This year's CST report reveals how antisemitic hate crimes were recorded in all but one police region in Britain last year, the worst year for the charity on record.
In 2021, the total level of antisemitic incidents rose by 34 per cent to 2,255, the highest total ever recorded, with more than a third of all incidents occurring in May and June as violence between Gaza and Israel escalated.
Home Secretary Priti Patel vowed that perpetrators of this “shocking” anti-Jewish race hate would feel the “full force of the law”.
This is the first time CST has ever recorded over 2,000 incidents in a single year. The UK has seen record annual totals for antisemitic incidents in five of the past six years. CST has recorded antisemitic incidents since 1984. pic.twitter.com/0N3QYkaqew
— CST (@CST_UK) February 10, 2022
Manchester and London alone saw 155 antisemitic incidents involving people shouting abuse from passing vehicles at Jewish people, including the notorious convoy of cars that drove through north London in June bearing Palestinian flags while passengers bellowed antisemitic abuse through the window using megaphones.
There was a threefold increase in antisemitic incidents at schools — including a sharp rise in cases at non-faith schools. Of the 182 incidents recorded, 99 were aimed at Jewish children and staff at non-faith schools. CST said these staff and pupils felt particularly isolated.
Universities also witnessed a record number of antisemitic incidents with 128 cases reported in 2021, compared to 44 the previous year.
There were 82 incidents of damage or desecration of Jewish property and 10 cases of mass-mailed leaflets or emails. CST also recorded 16 “Zoom-bombings” — video events hijacked with antisemitic material.
There were 78 incidents fuelled by conspiracy theories about the pandemic. These ranged from claims of Jewish involvement in creating and spreading the virus to wishes that Jewish people would die from it.
Holocaust imagery, such as the yellow Star of David, was also appropriated as part of anti-vaccine campaigns.
Online antisemitic incidents fell by 13 per cent, from 638 online incidents in 2020 to 552 in 2021, but the CST said this figure underestimated the true scale of the problem because targeted campaigns aimed at individual victims often included a bombardment of abuse from multiple accounts that was only recorded as a single incident.

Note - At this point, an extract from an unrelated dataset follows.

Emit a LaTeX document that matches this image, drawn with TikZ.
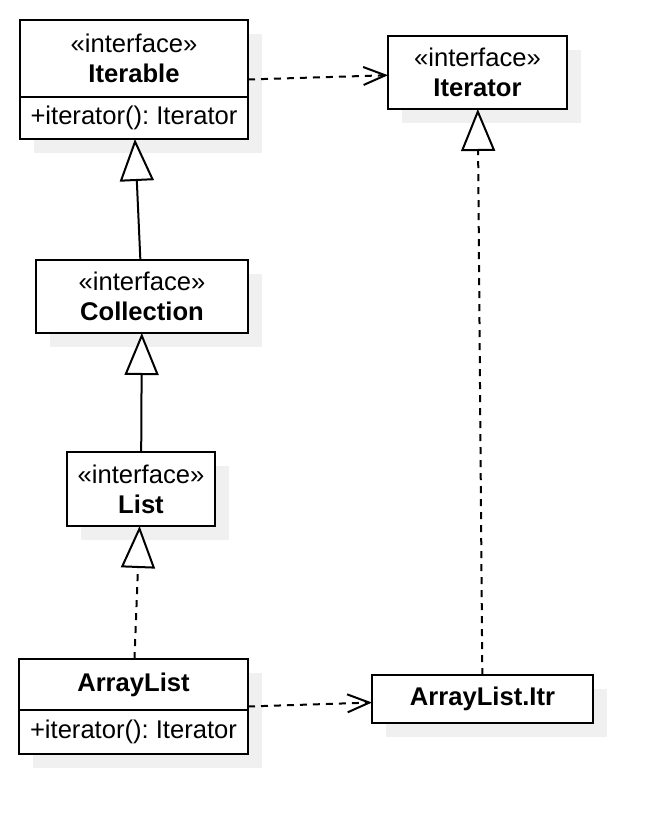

Lord Mann, the government’s antisemitism adviser, said: “CST is a major and critical asset to the Jewish community. The understanding it has provided through these statistics underlines a requirement for us to reconsider our efforts to tackle antisemitism.”
Commenting on the CST Incident Report Keith Black, Jewish Leadership Council Chair said: “CST’s Incident Report makes for grim reading with the number of antisemitic incidents being the highest on record. It has acutely illustrated the correlation between conflict in the Middle East and a rise in antisemitic incidents in the UK.
"There can never be any justification for anti-Jewish racism and sadly more work needs to be done across society to tackle it. We remain grateful to CST for its tireless work in securing our community and for the continued support of the government, police, and politicians from all political parties.”